Não se sabe, com certeza, se essa estranha e arriscada decisão nasceu em berço interno, no âmbito partidário. Ou teria sido uma ordem alienígena, vinda de fora. Sem avaliar corretamente os riscos, passou-se, de imediato, às ações estapafúrdias, absolutamente carentes de lógica e nexo políticos. E deixando entrever, inevitavelmente, a conotação golpista e ilegal dessas ações. Além de uma estranha pressa.
Pegado de surpresa, o governo, jogado de encontro às cordas, não soube decifrar a tempo os propósitos de uma Oposição alucinada, a qual foi gradativamente deixando de lado as regras mais elementares do jogo político. E partiu para o jogo bruto do golpismo explícito. Agregando setores e instituições normalmente responsáveis pela manutenção da ordem democrática e dos princípios da civilização. De repente, o país se viu cercado por atores políticos vociferantes. Deixando entrever, de forma preocupante, uma violência política que se julgava inativa, totalmente fora de cogitação desde o século passado. Para total surpresa dos cidadãos brasileiros que se imaginavam vivendo em um país democrático e civilizado.
A maioria dos analistas da conjuntura política nacional se vê em dificuldades crescentes para interpretar essa nova realidade. Na qual, setores naturalmente responsáveis pela manutenção da ordem e da normalidade institucionais, surpreendentemente, transformaram-se em intolerantes agentes político-partidários. Invertendo, assim, a ordem natural das coisas. Dessa forma, ampliando o cerco ao Governo, para incluir, em sua sanha alucinada, a própria Democracia e a Ordem Constitucional. Tudo para impedir a continuidade natural de um governo eleito de forma legítima e sem contestação.

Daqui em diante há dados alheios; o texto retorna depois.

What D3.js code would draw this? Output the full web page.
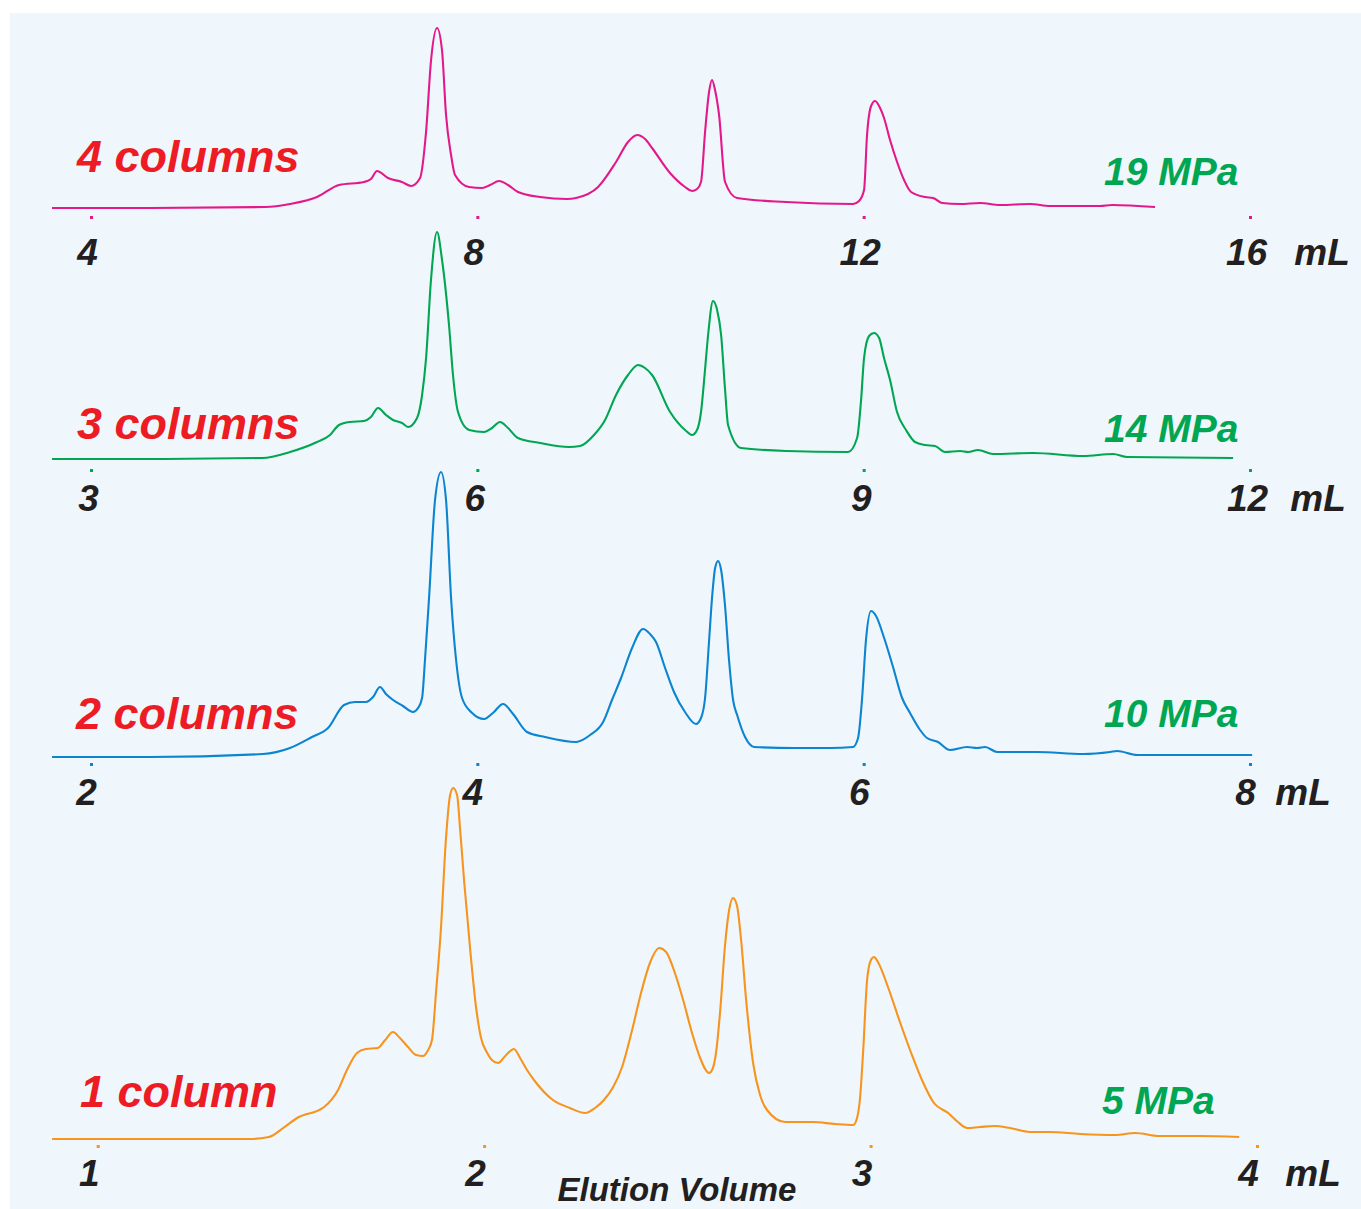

E se promove uma busca louca, sem limites éticos ou constitucionais, de uma causa – ou pretexto – que possa embasar, de qualquer maneira, um pedido imediato de “impeachment”. Não se esconde a pressa. Impossível disfarçar a falta de lógica e do nexo causal de tal pedido.
4. AS SAÍDAS POSSÍVEIS
Pela gravidade a que chegou a atual situação política, urge criar um conselho político – ou algo no gênero – quem sabe, capaz de trazer o Brasil de volta à normalidade institucional. Pode até parecer uma ideia simplista ou extemporânea. Mas, repetimos, não é apostando no confronto que o país sairá pacificamente da crise. Há que se buscar e mediação e conciliação políticas – talvez ainda possíveis – para que se chegue ao necessário consenso. Enfim, retomar a Política. Não é possível continuar com os insultos e as agressões, antevéspera de conflitos violentos e inúteis. Fazendo a contagem do número de participantes das manifestações para saber “quem botou mais gente na Paulista”. Não é bem por aí. Não se trata de um jogo infantil. Um povo adulto e civilizado saberá definir novos caminhos em busca da Paz e da Justiça.
O essencial é desarmar os espíritos desse belicismo (tão próximo do machismo mais ultrapassado), o qual poderá resultar na criação de abismos intransponíveis entre brasileiros. Não se trata, como se pode ver, de uma tarefa de fácil execução. Mas, qual a alternativa? Continuar nessa guerra política estúpida, que já compromete a Economia e os fatores de produção do país? A quem interessa uma nação dividida e em permanente litígio entre “coxinhas” e “petistas”?
Continuando com as perguntas: – quem dará o primeiro passo em busca do necessário entendimento? – Quem com autoridade suficiente para dar início a tão delicada tarefa?
A sugestão está sobre a mesa. A missão é dificílima. Mas não impossível. E dela pode depender – sem exagero – o futuro do país. Quem recolherá a luva?